Understandable is thus the hope that the solution to the rule of law crisis will be found within the Treaties, and that all it takes is for EU law to make yet another bold doctrinal contortion. But this is where interpretative audacities too easily turn into ‘legal fetishism’ – an attitude that seeks the solution to even deeply political problems in existing law.
An earlier example of this attitude can arguably be found in the Reverse Solange solution proposed by Armin von Bogdandy et al. Von Bogdandy’s proposal to extend the scope of the Charter in case of ‘systemic deficiencies’ in fundamental rights protection was skillful and thought-provoking. But in purporting to remedy the structural backsliding in the protection of fundamental rights through a mere interpretative sleight of hand, it also bore the hallmarks of legal fetishism.
Something similar can be said about the proposal made by Hillion. His proposal might be relying on the European Council rather than the Court of Justice, but even more so than Reverse Solange, Hillion proposes to ‘solve’ the rule of law crisis through little more than a doctrinal conjuring trick. After all, if only Poland and Hungary realized that what they were in fact doing was leaving the EU, they would surely realise they had to reverse course – or, in a suboptimal second scenario, they would leave the EU, free to continue on their authoritarian trajectory, however leaving the EU legal order intact. It’s as simple as that!

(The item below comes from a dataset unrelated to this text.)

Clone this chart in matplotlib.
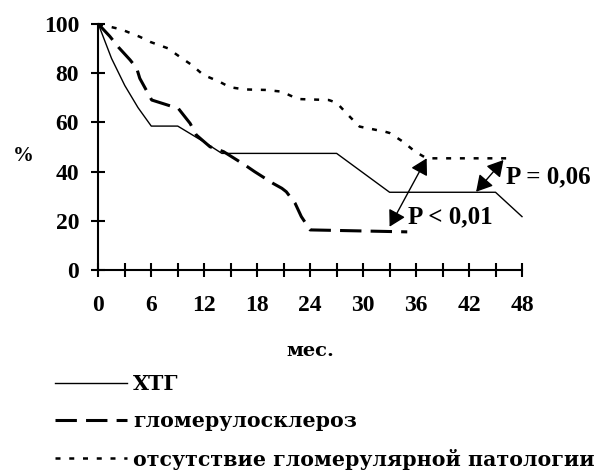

Or is it? We ought to critically think about the limits of what we can achieve through EU law alone. Are we actually solving a problem, or are we giving in to legalistic complacency? Are we content with not scraping past the legal topsoil of a crisis that has, primarily, social and economic roots? The democratic backsliding in Central and Eastern Europe rests on material foundations that cannot be conjured away with a type of ersatz constitutionalism. The rule of law crisis in Poland and Hungary is not going to end through doctrinal magic tricks. The most effective way the EU can contribute to solving the crisis is through concrete action – action that, more than anything, requires political will. The avenues for such action – Article 7, introducing conditionality into the budget – are readily available and need not be conjured through creative interpretation.
It is also worth considering how smuggling an ejector seat into the Treaties effectively tips the scale of authority in favour of the EU. At stake here is not just the democratic crisis in Poland and Hungary, but potentially also upending years of more sincere judicial dialogue between European and (independent) national judiciaries in favour of a ‘take it or leave it’ approach to European integration.
At this point, it is worth asking: Even if it was doctrinally plausible, is it materially credible? Would the EU actually have the political capital to complete such a shift of authority in its favour? Is the EU’s authority self-standing enough that it can unilaterally determine the terms on which a Member State’s actions indicate that it intends to stay an EU Member? If there is not even the will among Member States to go through with procedures under Art. 7 TEU against Poland and Hungary, let alone pursue rule of law conditionality in the budget, how can there be the will to effectively eject those states from the Union? Focusing on the ways in which the Treaties can be creatively reinterpreted means to comfortably gloss over these, arguably prior, questions.
Especially in the Community’s early years, bold interpretation of Community law helped push the Member States out of their comfort zone and build the robust and effective European legal order we know today. But especially when dealing with the rule of law crisis it can all too quickly turn into legal fetishism. While doctrinal contortions of the sort proposed by Hillion sound interesting on paper and are certainly intriguing to discuss, I worry that they will achieve little beyond keeping EU lawyers within their comfort zone when thinking about the rule of law crisis.